Our graphic indicates the cost of one beer, not two. I can see where you'd be initially confused, but it really makes more sense for us to graph the price of a single beer and not two of them. 

This data is provided by Team Marketing Report. The lovely graphic was created by Tyler Hoene. As far as "do[ing] some research," we've done plenty. Sneaking beer into the stadium is America's national pastime, right?

Yours,

JE

Joe Eskenazi
Joe Eskenazi

Ben --

Per the team, the cheapest beer you can get is $4.75. But the cheapest draft is $6.

So, it would appear there is indeed a discrepancy somewhere.

Best,

JE

Ben Walsh
Ben Walsh

Just to be clear, the $4.50 is the cost of a completely fictional small beer in some fantasy stadium, perhaps in the EA Sports game, and bears no relation to the price actually charged for beer in AT&T Park, where beer is not sold in something called a "small" anyway. Draft beer in AT&T Park topped out at $9 last year, bottles at $7. I don't know where you get a small beer in AT&T Park for $4.50 -- or less, as the graphic implies, but it's hard to tell what the height of those bars means.

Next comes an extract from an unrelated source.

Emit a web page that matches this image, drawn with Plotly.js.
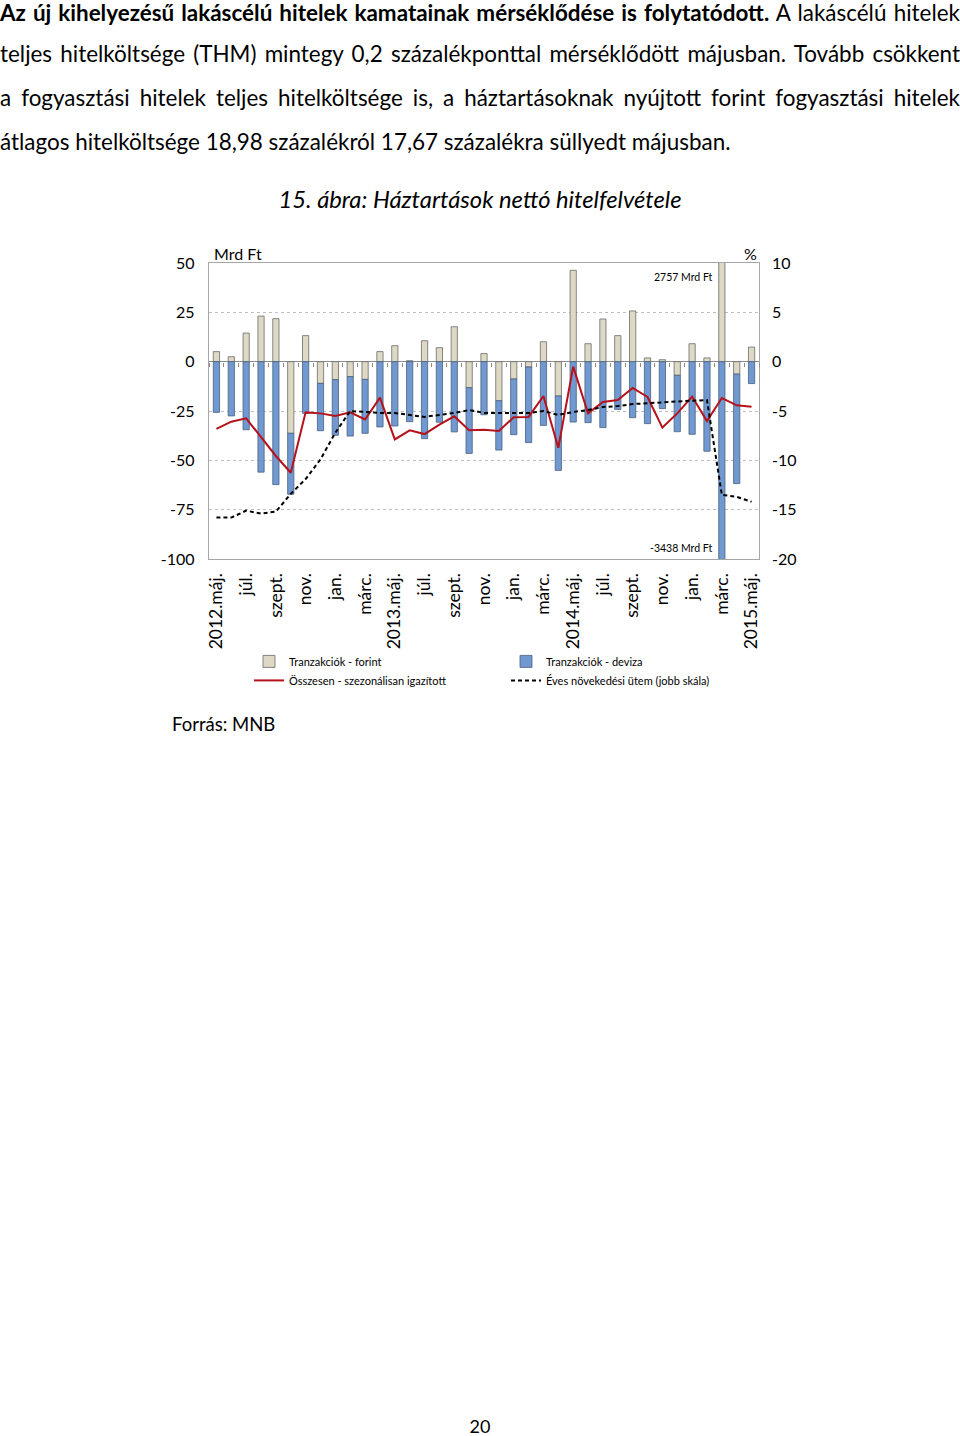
<!DOCTYPE html>
<html>
<head>
<meta charset="utf-8">
<script src="https://cdn.plot.ly/plotly-3.0.1.min.js"></script>
<style>
  html, body { margin:0; padding:0; background:#fff; }
  body { width:960px; height:1436px; position:relative; overflow:hidden; font-family:Lato, "Open Sans", sans-serif; color:#000; }
  #chart { position:absolute; left:0; top:0; width:960px; height:1436px; }
  .para { position:absolute; left:0; top:0; width:960px; font-size:20px; line-height:44px; z-index:2; }
  .para div { text-align:justify; text-align-last:justify; white-space:nowrap; }
  .para div.first { line-height:26px; margin-bottom:6px; }
  .para div.last { text-align-last:left; }
  .cap { position:absolute; left:0; width:960px; text-align:center; font-style:italic; font-size:21px; top:185px; z-index:2; }
  .src { position:absolute; left:172px; top:713px; font-size:18.5px; z-index:2; }
  .pg { position:absolute; left:0; width:960px; text-align:center; top:1415px; font-size:18px; z-index:2; }
</style>
</head>
<body>
<div id="chart"></div>
<div class="para" id="para">
  <div class="first"><b>Az új kihelyezésű lakáscélú hitelek kamatainak mérséklődése is folytatódott.</b> A lakáscélú hitelek</div>
  <div>teljes hitelköltsége (THM) mintegy 0,2 százalékponttal mérséklődött májusban. Tovább csökkent</div>
  <div>a fogyasztási hitelek teljes hitelköltsége is, a háztartásoknak nyújtott forint fogyasztási hitelek</div>
  <div class="last"><span id="lastLine">átlagos hitelköltsége 18,98 százalékról 17,67 százalékra süllyedt májusban.</span></div>
</div>
<div class="cap" id="cap"><span id="capText">15. ábra: Háztartások nettó hitelfelvétele</span></div>
<div class="src">Forrás: MNB</div>
<div class="pg">20</div>
<script>
// fit paragraph and caption font sizes to the reference text widths
(function(){
  const p = document.getElementById("para");
  const w = document.getElementById("lastLine").getBoundingClientRect().width;
  if (w > 0) p.style.fontSize = (20 * 731 / w).toFixed(2) + "px";
  const c = document.getElementById("cap");
  const cw = document.getElementById("capText").getBoundingClientRect().width;
  if (cw > 0) c.style.fontSize = (21 * 403 / cw).toFixed(2) + "px";
})();

// Months (categories)
const months = [
  "2012.máj.","2012.jún.","2012.júl.","2012.aug.","2012.szept.","2012.okt.","2012.nov.","2012.dec.",
  "2013.jan.","2013.febr.","2013.márc.","2013.ápr.","2013.máj.","2013.jún.","2013.júl.","2013.aug.",
  "2013.szept.","2013.okt.","2013.nov.","2013.dec.","2014.jan.","2014.febr.","2014.márc.","2014.ápr.",
  "2014.máj.","2014.jún.","2014.júl.","2014.aug.","2014.szept.","2014.okt.","2014.nov.","2014.dec.",
  "2015.jan.","2015.febr.","2015.márc.","2015.ápr.","2015.máj."
];
const tickMonths = [
  "2012.máj.","2012.júl.","2012.szept.","2012.nov.","2013.jan.","2013.márc.","2013.máj.","2013.júl.",
  "2013.szept.","2013.nov.","2014.jan.","2014.márc.","2014.máj.","2014.júl.","2014.szept.","2014.nov.",
  "2015.jan.","2015.márc.","2015.máj."
];
const tickLabels = [
  "2012.máj.","júl.","szept.","nov.","jan.","márc.","2013.máj.","júl.",
  "szept.","nov.","jan.","márc.","2014.máj.","júl.","szept.","nov.",
  "jan.","márc.","2015.máj."
];
const leftTickVals = [-100, -75, -50, -25, 0, 25, 50];
const leftTickText = ["-100", "-75", "-50", "-25", "0", "25", "50"];
const rightTickVals = [-20, -15, -10, -5, 0, 5, 10];
const rightTickText = ["-20", "-15", "-10", "-5", "0", "5", "10"];
// Tranzakciók - forint (Mrd Ft)
const forint = [
  5.1, 2.5, 14.5, 23.1, 21.8, -36.3, 13.2, -11.0,
  -9.1, -7.6, -9.0, 5.1, 8.1, 0.5, 10.6, 7.1,
  17.7, -13.2, 4.1, -19.8, -8.8, -2.7, 10.1, -17.4,
  46.3, 9.1, 21.6, 13.2, 25.7, 1.9, 1.0, -6.9,
  9.1, 1.9, 2757, -6.3, 7.4
];
// Tranzakciók - deviza (Mrd Ft)
const deviza = [
  -25.7, -27.5, -34.5, -56.0, -62.3, -30.9, -26.2, -24.0,
  -28.2, -30.1, -27.3, -33.1, -32.6, -30.4, -39.0, -30.7,
  -35.6, -33.3, -26.9, -25.0, -28.2, -38.3, -32.3, -37.7,
  -30.6, -30.9, -33.4, -24.2, -28.4, -31.4, -23.8, -28.6,
  -36.8, -45.4, -3438, -55.5, -11.1
];
// Összesen - szezonálisan igazított (Mrd Ft)
const osszesen = [
  -34.1, -30.4, -28.7, -38.5, -47.8, -56.3, -25.7, -26.2,
  -27.5, -25.7, -29.3, -18.2, -39.4, -34.8, -36.7, -31.9,
  -27.7, -34.8, -34.5, -35.1, -28.2, -28.0, -17.4, -43.6,
  -2.5, -26.2, -20.4, -19.4, -13.3, -17.9, -33.4, -26.2,
  -17.7, -30.1, -18.4, -22.1, -22.8
];
// Éves növekedési ütem (%, jobb skála)
const eves = [
  -15.8, -15.8, -15.1, -15.4, -15.2, -13.4, -11.9, -9.9,
  -7.2, -5.0, -5.1, -5.2, -5.2, -5.4, -5.6, -5.4,
  -5.2, -4.9, -5.2, -5.2, -5.2, -5.2, -5.0, -5.4,
  -5.1, -4.9, -4.6, -4.5, -4.3, -4.2, -4.1, -4.0,
  -3.95, -3.9, -13.5, -13.7, -14.2
];
const bigForint = "2757 Mrd Ft";
const bigDeviza = "-3438 Mrd Ft";

const FONT = "Lato, Open Sans, sans-serif";
const traces = [
  { type:"bar", name:"Tranzakciók - forint", x:months, y:forint,
    marker:{color:"#ddd9c4", line:{color:"#6b6b6b", width:0.8}}, yaxis:"y", xaxis:"x" },
  { type:"bar", name:"Tranzakciók - deviza", x:months, y:deviza,
    marker:{color:"#7099d2", line:{color:"#4a5f7e", width:0.8}}, yaxis:"y", xaxis:"x" },
  { type:"scatter", mode:"lines", name:"Összesen - szezonálisan igazított", x:months, y:osszesen,
    line:{color:"#b5121b", width:2}, yaxis:"y", xaxis:"x" },
  { type:"scatter", mode:"lines", name:"Éves növekedési ütem (jobb skála)", x:months, y:eves,
    line:{color:"#000000", width:2, dash:"4px,3px"}, yaxis:"y2", xaxis:"x" },
  { type:"scatter", mode:"none", x:[], y:[], xaxis:"x2", yaxis:"y", showlegend:false, hoverinfo:"skip" }
];

const layout = {
  width:960, height:1436,
  margin:{l:209, r:201, t:263, b:877, pad:0},
  paper_bgcolor:"#fff", plot_bgcolor:"#fff",
  barmode:"relative", bargap:0.58,
  showlegend:true,
  font:{family:FONT, color:"#000"},
  xaxis:{
    type:"category", categoryorder:"array", categoryarray:months,
    range:[-0.5, 36.5],
    tickmode:"array", tickvals:tickMonths, ticktext:tickLabels,
    tickangle:-90, tickfont:{size:17.5, family:FONT, color:"#000"},
    ticks:"", showgrid:false, zeroline:false,
    showline:true, linecolor:"#a6a6a6", linewidth:1.2, mirror:true,
    ticklabelstandoff:6
  },
  xaxis2:{
    overlaying:"x", anchor:"free", position:2/3, type:"linear",
    range:[-0.5, 36.5], tickmode:"linear", tick0:0.5, dtick:1,
    ticks:"outside", ticklen:4, tickcolor:"#8c8c8c", tickwidth:1,
    showticklabels:false, showgrid:false, zeroline:false, showline:false
  },
  yaxis:{
    range:[-100, 50], tickmode:"array", tickvals:leftTickVals, ticktext:leftTickText,
    tickfont:{size:16, family:FONT, color:"#000"},
    showgrid:true, gridcolor:"#bfbfbf", griddash:"dot", gridwidth:1,
    zeroline:true, zerolinecolor:"#8c8c8c", zerolinewidth:1.2,
    showline:true, linecolor:"#a6a6a6", linewidth:1.2, mirror:true,
    ticks:"", ticklabelstandoff:10
  },
  yaxis2:{
    overlaying:"y", side:"right", range:[-20, 10], tickmode:"array", tickvals:rightTickVals, ticktext:rightTickText,
    tickfont:{size:16, family:FONT, color:"#000"},
    showgrid:false, zeroline:false, showline:false, ticks:"", ticklabelstandoff:12
  },
  legend:{
    orientation:"h", x:0.0727, xanchor:"left", y:-0.297, yanchor:"top",
    traceorder:"normal", entrywidth:212, entrywidthmode:"pixels",
    font:{size:11, family:FONT, color:"#000"}, itemwidth:30,
    bgcolor:"rgba(0,0,0,0)"
  },
  annotations:[
    {text:"Mrd Ft", xref:"paper", yref:"paper", x:0.006, y:1.0, xanchor:"left", yanchor:"bottom",
     showarrow:false, font:{size:16, family:FONT}, yshift:-2},
    {text:"%", xref:"paper", yref:"paper", x:0.985, y:1.0, xanchor:"center", yanchor:"bottom",
     showarrow:false, font:{size:16, family:FONT}, yshift:-2},
    {text:bigForint, xref:"x", yref:"y", x:months[34], y:43, xanchor:"right", yanchor:"middle",
     xshift:-7, showarrow:false, font:{size:10.5, family:FONT}},
    {text:bigDeviza, xref:"x", yref:"y", x:months[34], y:-94.5, xanchor:"right", yanchor:"middle",
     xshift:-7, showarrow:false, font:{size:10.5, family:FONT}}
  ]
};

Plotly.newPlot("chart", traces, layout, {staticPlot:true, displayModeBar:false});
</script>
</body>
</html>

It's pretty remarkable that you trust a press release you got from some marketing company over your own experience in buying beer at the ballpark right next to your office. You actually trust and repeat that $4.50 figure because "Team Marketing Report" said so, even though you know from going to the ballpark that it's not true. That's just weird.It'd also be kind if someone gave Tyler Hoene a copy of Edward Tufte's "The Visual Display of Quantitative Information" to prevent anything like this graphic from happening again.

Other than that, nice work.

e_dog
e_dog

I'm pretty sure to get two small beers for $4.50, you have to sneak them in and buy an empty souvenir cup.